Sortir du TCE est tout à fait possible. Mais cela doit s’accompagner d’une désactivation de la “sunset clause“. Cette autre clause inscrite dans le TCE permet, en effet, aux investisseurs privés de continuer à attaquer un État pendant les vingt années suivant son retrait ! Pour la neutraliser, différentes pistes juridiques ont été sérieusement étudiées, notamment dans un rapport récent du Parlement européen[2].

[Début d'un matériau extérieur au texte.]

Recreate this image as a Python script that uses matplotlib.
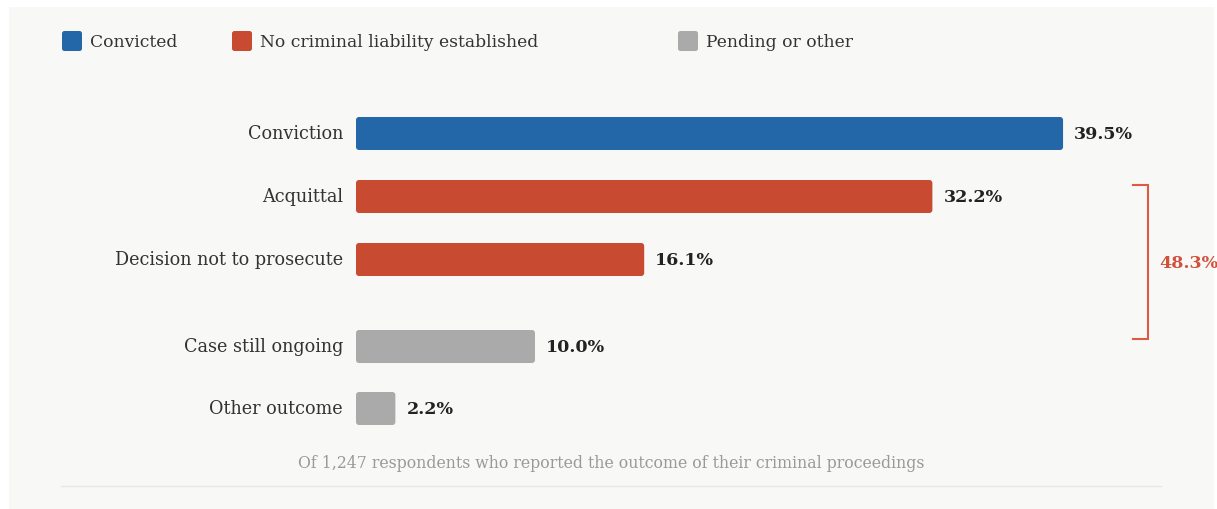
import matplotlib.pyplot as plt
from matplotlib.patches import FancyBboxPatch, Rectangle

# outcome shares (% of respondents)
categories = ['Conviction', 'Acquittal', 'Decision not to prosecute',
              'Case still ongoing', 'Other outcome']
shares = [39.5, 32.2, 16.1, 10.0, 2.2]
groups = ['convicted', 'no_liability', 'no_liability', 'pending', 'pending']

legend_keys = ['convicted', 'no_liability', 'pending']
legend_labels = ['Convicted', 'No criminal liability established', 'Pending or other']
footnote = 'Of 1,247 respondents who reported the outcome of their criminal proceedings'

colors = {'convicted': '#2367a8', 'no_liability': '#c84b31', 'pending': '#aaaaaa'}
bracket_color = '#de5a45'

plt.rcParams['font.family'] = ['DejaVu Serif']

W, H = 1217, 510
fig = plt.figure(figsize=(W / 100, H / 100), dpi=100)
fig.patch.set_facecolor('white')

# background layer in pixel coordinates
deco = fig.add_axes([0, 0, 1, 1])
deco.set_xlim(0, W)
deco.set_ylim(H, 0)
deco.axis('off')
deco.add_patch(Rectangle((9, 8), 1205, 502, facecolor='#f8f8f7', edgecolor='none'))

# legend row
for key, label, x0 in zip(legend_keys, legend_labels, [62, 232, 678]):
    deco.add_patch(FancyBboxPatch((x0, 32), 20, 20,
                                  boxstyle='round,pad=0,rounding_size=2.5',
                                  facecolor=colors[key], edgecolor='none'))
    deco.text(x0 + 28, 42.5, label, ha='left', va='center', fontsize=12.35, color='#333333')

# bar axes: x in percent, y in pixels
px_per_pct = 17.9
x0_px = 356
ax = fig.add_axes([0, 0, 1, 1])
ax.patch.set_visible(False)
ax.axis('off')
ax.set_xlim(-x0_px / px_per_pct, (W - x0_px) / px_per_pct)
ax.set_ylim(H, 0)

bar_y = [134.5, 197.5, 260.5, 347.5, 409.5]
bars = ax.barh(bar_y, shares, height=33, color=[colors[g] for g in groups])

# swap plain rectangles for slightly rounded ones
for rect in bars:
    x, y = rect.get_x(), rect.get_y()
    w, h = rect.get_width(), rect.get_height()
    rounded = FancyBboxPatch((x, y), w, h,
                             boxstyle='round,pad=0,rounding_size=%.4f' % (3 / px_per_pct),
                             mutation_aspect=px_per_pct,
                             facecolor=rect.get_facecolor(), edgecolor='none')
    rect.remove()
    ax.add_patch(rounded)

for cat, val, y in zip(categories, shares, bar_y):
    ax.annotate(cat, (0, y), xytext=(-9.4, 0), textcoords='offset points',
                ha='right', va='center', fontsize=12.7, color='#333333')
    ax.annotate(f'{val:.1f}%', (val, y), xytext=(8, 0), textcoords='offset points',
                ha='left', va='center', fontsize=12.6, fontweight='bold', color='#222222')

# bracket over the "no criminal liability" outcomes
no_liab_total = sum(v for v, g in zip(shares, groups) if g == 'no_liability')
deco.plot([1133, 1148, 1148, 1133], [186, 186, 340, 340],
          color=bracket_color, lw=1.5, solid_joinstyle='miter')
deco.text(1159, 264, f'{no_liab_total:.1f}%', ha='left', va='center',
          fontsize=12.6, fontweight='bold', color='#d0513c')

deco.text(611, 464, footnote, ha='center', va='center', fontsize=11.35, color='#999999')
deco.plot([61, 1161], [487, 487], color='#e8e8e8', lw=1)

fig.savefig('out.png', dpi=100)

Se libérer du carcan du TCE pour lutter efficacement contre la précarité énergétique et investir massivement dans des politiques de transformation écologique socialement justes et créatrices d’emplois devrait constituer la priorité de nos Etats. Fort heureusement, les choses avancent dans ce sens. De nombreuses voix s’élèvent désormais au Parlement européen en faveur du retrait de l’UE et des Etats membres. Sept Etats membres dont la France et l’Espagne ont aussi annoncé leur intention de quitter le TCE si la renégociation n’aboutit pas.
Refusant de préparer sa sortie du TCE, la Belgique est pour l’heure en retrait de ce mouvement historique, alors que les mesures déjà prises (et encore à prendre) pour lutter contre la hausse des prix sont absolument nécessaires pour assurer l’accès à l’énergie des ménages. Laisser planer la menace du TCE est dangereux. Nous appelons donc fermement les différents gouvernements belges compétents en matière d’énergie à prendre leurs responsabilités tant les enjeux sont majeurs.
Par Renaud Vivien (Responsable du Service politique d’Entraide et Fraternité) et Céline Nieuwenhuys (Secrétaire générale de la Fédération des services sociaux)
[1] Acronyme de “Investor-State Dispute Settlement”.
[2] “Sunset Clauses in International Law and their Consequences for EU Law” Parlement européen (janvier 2022).